Written task: Reproduce the listing below exactly, beginning with its first line and ending with the line that holds "edgecolor=BORDER, linewidth=1.6, figure=fig, zorder=-5))"; pictures are not part of the copy.

━━ Material ━━

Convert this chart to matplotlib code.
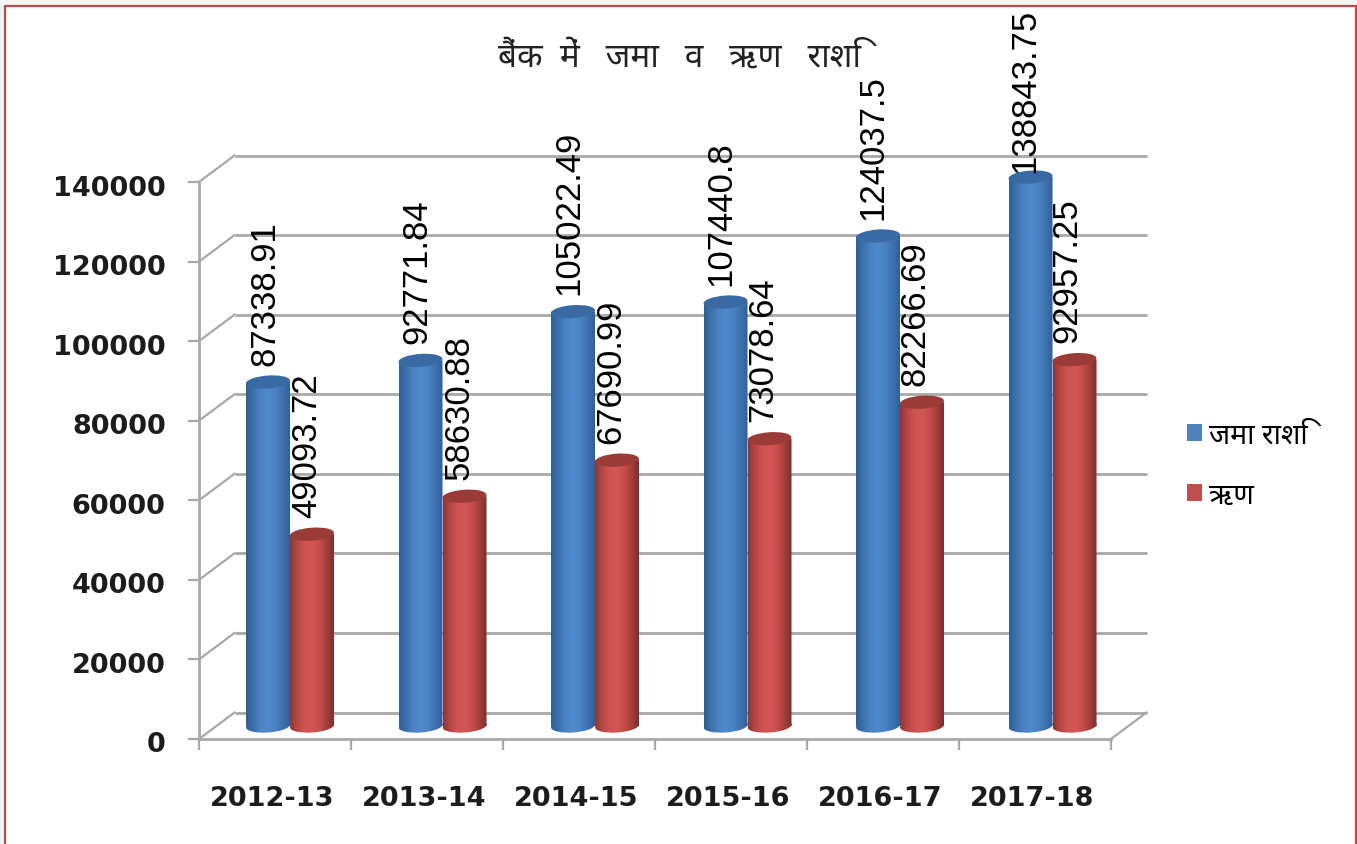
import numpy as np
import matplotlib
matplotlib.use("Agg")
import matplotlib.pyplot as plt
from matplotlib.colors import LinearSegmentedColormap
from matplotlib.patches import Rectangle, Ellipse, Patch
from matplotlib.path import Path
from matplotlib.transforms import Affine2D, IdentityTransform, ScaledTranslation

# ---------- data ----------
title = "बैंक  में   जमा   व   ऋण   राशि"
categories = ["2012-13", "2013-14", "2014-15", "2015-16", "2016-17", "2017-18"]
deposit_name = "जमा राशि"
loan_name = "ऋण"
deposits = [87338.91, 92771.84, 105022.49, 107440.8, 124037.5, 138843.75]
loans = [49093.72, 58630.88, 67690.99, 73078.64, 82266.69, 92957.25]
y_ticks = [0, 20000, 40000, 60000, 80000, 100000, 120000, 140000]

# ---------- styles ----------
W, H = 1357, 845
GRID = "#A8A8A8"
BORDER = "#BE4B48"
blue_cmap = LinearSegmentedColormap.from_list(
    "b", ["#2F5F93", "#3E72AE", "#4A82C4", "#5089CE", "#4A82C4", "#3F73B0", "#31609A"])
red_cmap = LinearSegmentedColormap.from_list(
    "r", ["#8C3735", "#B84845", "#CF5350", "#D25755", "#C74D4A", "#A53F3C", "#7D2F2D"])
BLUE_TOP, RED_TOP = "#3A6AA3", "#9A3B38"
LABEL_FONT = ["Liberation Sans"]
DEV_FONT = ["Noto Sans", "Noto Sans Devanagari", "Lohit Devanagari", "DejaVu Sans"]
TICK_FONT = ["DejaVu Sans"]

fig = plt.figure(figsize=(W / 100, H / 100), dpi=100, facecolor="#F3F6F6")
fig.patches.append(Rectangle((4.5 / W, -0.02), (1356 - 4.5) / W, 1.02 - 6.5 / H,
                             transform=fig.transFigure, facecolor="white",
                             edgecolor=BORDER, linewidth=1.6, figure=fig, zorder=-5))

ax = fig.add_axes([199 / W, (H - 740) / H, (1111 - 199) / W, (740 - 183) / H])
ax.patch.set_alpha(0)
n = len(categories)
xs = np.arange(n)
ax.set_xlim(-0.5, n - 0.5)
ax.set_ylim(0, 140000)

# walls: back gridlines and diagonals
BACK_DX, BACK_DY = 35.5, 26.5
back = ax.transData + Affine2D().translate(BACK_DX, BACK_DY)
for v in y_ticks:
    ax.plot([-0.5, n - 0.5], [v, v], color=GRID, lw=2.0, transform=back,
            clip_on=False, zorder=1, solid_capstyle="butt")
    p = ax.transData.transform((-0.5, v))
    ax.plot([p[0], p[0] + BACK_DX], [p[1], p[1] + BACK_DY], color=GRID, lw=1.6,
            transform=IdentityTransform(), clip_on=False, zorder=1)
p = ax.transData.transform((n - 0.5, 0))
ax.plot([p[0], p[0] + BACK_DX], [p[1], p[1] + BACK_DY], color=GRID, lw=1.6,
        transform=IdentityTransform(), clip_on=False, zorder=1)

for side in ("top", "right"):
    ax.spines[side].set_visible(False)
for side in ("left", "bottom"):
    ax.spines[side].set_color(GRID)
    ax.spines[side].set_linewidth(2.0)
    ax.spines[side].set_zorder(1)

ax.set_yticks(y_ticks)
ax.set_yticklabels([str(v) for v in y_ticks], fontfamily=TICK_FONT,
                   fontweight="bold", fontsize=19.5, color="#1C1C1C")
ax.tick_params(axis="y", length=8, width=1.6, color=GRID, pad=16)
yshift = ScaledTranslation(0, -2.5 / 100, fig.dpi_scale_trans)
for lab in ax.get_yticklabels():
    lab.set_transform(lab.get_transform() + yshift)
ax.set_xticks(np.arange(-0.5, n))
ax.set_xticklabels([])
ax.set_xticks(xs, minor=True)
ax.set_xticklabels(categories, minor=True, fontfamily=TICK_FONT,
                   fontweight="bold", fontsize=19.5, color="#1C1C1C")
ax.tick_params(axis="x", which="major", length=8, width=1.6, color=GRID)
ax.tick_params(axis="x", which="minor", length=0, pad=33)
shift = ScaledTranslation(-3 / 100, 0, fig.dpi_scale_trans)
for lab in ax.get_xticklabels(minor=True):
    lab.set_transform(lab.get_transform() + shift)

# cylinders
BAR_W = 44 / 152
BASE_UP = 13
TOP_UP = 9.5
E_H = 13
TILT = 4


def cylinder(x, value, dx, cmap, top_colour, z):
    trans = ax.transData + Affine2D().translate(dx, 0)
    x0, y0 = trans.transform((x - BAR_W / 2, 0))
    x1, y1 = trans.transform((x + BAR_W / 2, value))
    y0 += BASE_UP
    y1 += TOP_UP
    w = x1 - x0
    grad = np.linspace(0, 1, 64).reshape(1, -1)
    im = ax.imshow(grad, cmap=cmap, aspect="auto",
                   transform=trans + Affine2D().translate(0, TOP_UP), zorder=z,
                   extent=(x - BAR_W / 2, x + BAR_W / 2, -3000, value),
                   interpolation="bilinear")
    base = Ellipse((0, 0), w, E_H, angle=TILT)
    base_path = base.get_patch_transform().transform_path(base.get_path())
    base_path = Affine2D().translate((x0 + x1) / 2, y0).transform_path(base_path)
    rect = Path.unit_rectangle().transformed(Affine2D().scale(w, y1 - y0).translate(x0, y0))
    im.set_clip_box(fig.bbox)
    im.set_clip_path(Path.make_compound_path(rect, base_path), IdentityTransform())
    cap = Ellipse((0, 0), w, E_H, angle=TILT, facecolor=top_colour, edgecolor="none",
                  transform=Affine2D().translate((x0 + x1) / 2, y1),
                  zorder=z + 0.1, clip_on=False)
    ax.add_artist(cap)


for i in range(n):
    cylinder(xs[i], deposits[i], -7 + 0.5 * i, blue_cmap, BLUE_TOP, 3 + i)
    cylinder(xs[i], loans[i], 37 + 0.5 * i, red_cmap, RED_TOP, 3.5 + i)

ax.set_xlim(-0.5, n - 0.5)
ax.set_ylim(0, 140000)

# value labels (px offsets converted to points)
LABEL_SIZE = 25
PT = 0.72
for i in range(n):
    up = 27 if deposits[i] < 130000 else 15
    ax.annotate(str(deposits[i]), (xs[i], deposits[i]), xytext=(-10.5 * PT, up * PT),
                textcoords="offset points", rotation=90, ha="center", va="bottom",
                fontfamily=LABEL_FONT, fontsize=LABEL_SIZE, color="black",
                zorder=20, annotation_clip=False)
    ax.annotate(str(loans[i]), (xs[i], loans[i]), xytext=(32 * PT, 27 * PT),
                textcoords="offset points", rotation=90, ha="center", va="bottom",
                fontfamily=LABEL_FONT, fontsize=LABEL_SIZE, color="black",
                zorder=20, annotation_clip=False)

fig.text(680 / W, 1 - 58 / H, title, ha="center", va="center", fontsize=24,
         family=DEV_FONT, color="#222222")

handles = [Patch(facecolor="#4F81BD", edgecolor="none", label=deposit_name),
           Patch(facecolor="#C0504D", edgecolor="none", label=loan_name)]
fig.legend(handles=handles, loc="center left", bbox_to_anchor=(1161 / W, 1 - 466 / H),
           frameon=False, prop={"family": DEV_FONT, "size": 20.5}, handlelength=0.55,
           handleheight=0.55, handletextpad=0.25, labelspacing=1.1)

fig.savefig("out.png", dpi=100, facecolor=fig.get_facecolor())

━━━

Result of the task:
Convert this chart to matplotlib code.
import numpy as np
import matplotlib
matplotlib.use("Agg")
import matplotlib.pyplot as plt
from matplotlib.colors import LinearSegmentedColormap
from matplotlib.patches import Rectangle, Ellipse, Patch
from matplotlib.path import Path
from matplotlib.transforms import Affine2D, IdentityTransform, ScaledTranslation

# ---------- data ----------
title = "बैंक  में   जमा   व   ऋण   राशि"
categories = ["2012-13", "2013-14", "2014-15", "2015-16", "2016-17", "2017-18"]
deposit_name = "जमा राशि"
loan_name = "ऋण"
deposits = [87338.91, 92771.84, 105022.49, 107440.8, 124037.5, 138843.75]
loans = [49093.72, 58630.88, 67690.99, 73078.64, 82266.69, 92957.25]
y_ticks = [0, 20000, 40000, 60000, 80000, 100000, 120000, 140000]

# ---------- styles ----------
W, H = 1357, 845
GRID = "#A8A8A8"
BORDER = "#BE4B48"
blue_cmap = LinearSegmentedColormap.from_list(
    "b", ["#2F5F93", "#3E72AE", "#4A82C4", "#5089CE", "#4A82C4", "#3F73B0", "#31609A"])
red_cmap = LinearSegmentedColormap.from_list(
    "r", ["#8C3735", "#B84845", "#CF5350", "#D25755", "#C74D4A", "#A53F3C", "#7D2F2D"])
BLUE_TOP, RED_TOP = "#3A6AA3", "#9A3B38"
LABEL_FONT = ["Liberation Sans"]
DEV_FONT = ["Noto Sans", "Noto Sans Devanagari", "Lohit Devanagari", "DejaVu Sans"]
TICK_FONT = ["DejaVu Sans"]

fig = plt.figure(figsize=(W / 100, H / 100), dpi=100, facecolor="#F3F6F6")
fig.patches.append(Rectangle((4.5 / W, -0.02), (1356 - 4.5) / W, 1.02 - 6.5 / H,
                             transform=fig.transFigure, facecolor="white",
                             edgecolor=BORDER, linewidth=1.6, figure=fig, zorder=-5))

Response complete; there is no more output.